The expected directory structure is displayed below. The images
directory contains all images from your dataset in jpg
format and the masks
directory should contain corresponding binary masks in png
format. An example dataset is provided in dataset_example.
.
└── dataset
├── images
│ ├── 007100.jpg
│ ├── 007110.jpg
│ ├── 007120.jpg
│ └── ...
├── masks
│ ├── 007100.png
│ ├── 007110.png
│ ├── 007120.png
│ └── ...
├── test.csv
├── train.csv
└── val.csv
Masks are expected to be as generated by the WaSR algorithm (example). If you intend to use different types of masks, modify the DatasetFolder.get_item
method in dataset loader to load them properly.
If you intend to use different image file formats, modify the DatasetFolder.make_dataset
method in dataset loader to properly generate filenames.
The train-val-test split is defined in the corresponding csv
files. An example of such file is displayed below. Entries refer to files in the images
directory, hence the jpg
format.
007550.jpg
007560.jpg
007570.jpg
007580.jpg
007590.jpg
007600.jpg
...
Clone the project, create a virtual environment and install required dependencies:
git clone https://github.com/kristjansoln/unet-segmentation.git
cd unet-segmentation
python3 -m venv venv
source venv/bin/activate
pip install requirements.txt
Install torch and torchvision as described in PyTorch documentation.
Run python3 train.py --help
for help on all available arguments. Few usage examples are shown below.

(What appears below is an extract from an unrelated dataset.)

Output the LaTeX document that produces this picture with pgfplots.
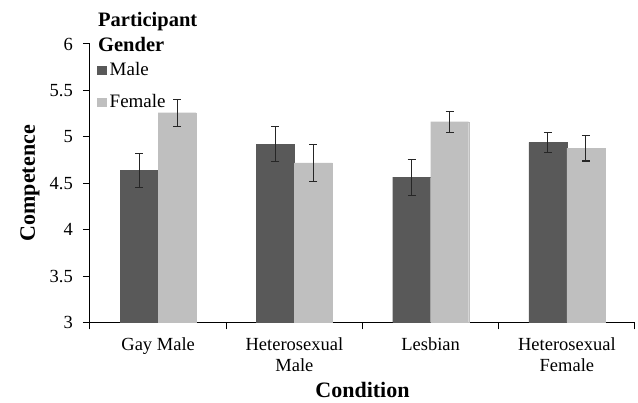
\documentclass[border=0pt]{standalone}
\usepackage{pgfplots}
\pgfplotsset{compat=1.18}
\usepackage{fontspec}
\setmainfont{Liberation Serif}
\definecolor{darkbar}{HTML}{595959}
\definecolor{lightbar}{HTML}{BFBFBF}
\definecolor{errcol}{HTML}{262626}
\begin{document}
\begin{tikzpicture}
\path[use as bounding box] (-90pt,-80.5pt) rectangle (548pt,322.5pt);
\begin{axis}[
  at={(0pt,0pt)}, anchor=south west,
  scale only axis, width=545pt, height=278.5pt,
  xmin=-0.5, xmax=3.5, ymin=3, ymax=6,
  ybar=0pt, bar width=0.279,
  axis lines*=left,
  axis line style={line width=1pt, black},
  tick style={line width=1pt, black},
  tick align=outside,
  major tick length=7pt,
  ytick={3,3.5,4,4.5,5,5.5,6},
  yticklabels={3,3.5,4,4.5,5,5.5,6},
  yticklabel style={font=\fontsize{18.5}{21}\selectfont, inner sep=0pt, xshift=-10pt},
  xtick={-0.5,0.5,1.5,2.5,3.5},
  xticklabels={},
  extra x ticks={0,1,2,3},
  extra x tick labels={Gay Male, Heterosexual\\Male, Lesbian, Heterosexual\\Female},
  extra x tick style={tick style={draw=none},
    xticklabel style={font=\fontsize{18.5}{21}\selectfont, align=center, anchor=north, inner sep=0pt, yshift=-8pt}},
  /pgf/number format/assume math mode=true,
  clip=false,
  xlabel={Condition},
  ylabel={Competence},
  xlabel style={font=\bfseries\fontsize{22}{26}\selectfont, at={([yshift=-75.5pt]axis description cs:0.5,0)}, anchor=base, inner sep=0pt},
  ylabel style={font=\bfseries\fontsize{22}{26}\selectfont, at={([xshift=-55pt]axis description cs:0,0.5)}, anchor=base, inner sep=0pt},
  legend style={at={([xshift=7pt,yshift=-17pt]rel axis cs:0,1)}, anchor=north west, draw=none, fill=none, inner sep=0pt, row sep=13pt,
    font=\fontsize{19}{22}\selectfont,
    nodes={inner sep=1pt, text height=13pt, text depth=4pt}},
  legend cell align=left,
  legend image code/.code={\fill[#1, draw=none] (0pt,-4.5pt) rectangle (9.5pt,4.5pt);},
]
\addplot[fill=darkbar, draw=darkbar, line width=0.2pt,
  error bars/.cd, y dir=both, y explicit, error mark=-,
  error bar style={line width=1.1pt, color=errcol},
  error mark options={rotate=90, line width=1.1pt, mark size=4pt, color=errcol}]
  table[x=x, y=y, y error=e] {
x y e
0 4.64 0.185
1 4.92 0.19
2 4.565 0.195
3 4.94 0.111
};
\addlegendentry{\hspace{2pt}Male}
\addplot[fill=lightbar, draw=lightbar, line width=0.2pt,
  error bars/.cd, y dir=both, y explicit, error mark=-,
  error bar style={line width=1.1pt, color=errcol},
  error mark options={rotate=90, line width=1.1pt, mark size=4pt, color=errcol}]
  table[x=x, y=y, y error=e] {
x y e
0 5.26 0.145
1 4.72 0.20
2 5.164 0.113
3 4.877 0.137
};
\addlegendentry{\hspace{2pt}Female}
\node[anchor=base west, font=\bfseries\fontsize{20.5}{24}\selectfont, inner sep=0pt] at ([xshift=8pt,yshift=17.3pt]rel axis cs:0,1) {Participant};
\node[anchor=base west, font=\bfseries\fontsize{20.5}{24}\selectfont, inner sep=0pt] at ([xshift=8pt,yshift=-7.7pt]rel axis cs:0,1) {Gender};
\end{axis}
\end{tikzpicture}
\end{document}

python3 train.py --train --test # Run both training and testing with default arguments
python3 train.py --train --batchsize 4 --imagesize 288 512 --epochs 150 # Run training only, with modified batch size, image size and number of epochs
python3 train.py --test --testcsv ./dataset2/test.csv --imagesize 288 512 # Run test only. Weights are loaded from ./outupt/weights.pth
Logs are stored in ./output/training.log
. When training, some graphs and model weights are saved to ./output
.
Training can be safely interrupted with Ctrl+C.
During testing, weights are loaded from the default location. Generated output masks are stored in ./output/generated_masks
.
Dataset augmentations can be modified. By default, images in the train dataset are randomly flipped horizontally, center rotated for up to 5 degrees, normalized and randomly changed in brightness and contrast. See Albumentations for more.
Initial learning rate is set to 10E-4. A ReduceLROnPlateau scheduler is implemented that reduces that learning rate to 10E-5 once the validation loss plateaus. When val. loss plateaus again, an early stop mechanism stops the training. The patience in both cases is set to 5 epochs.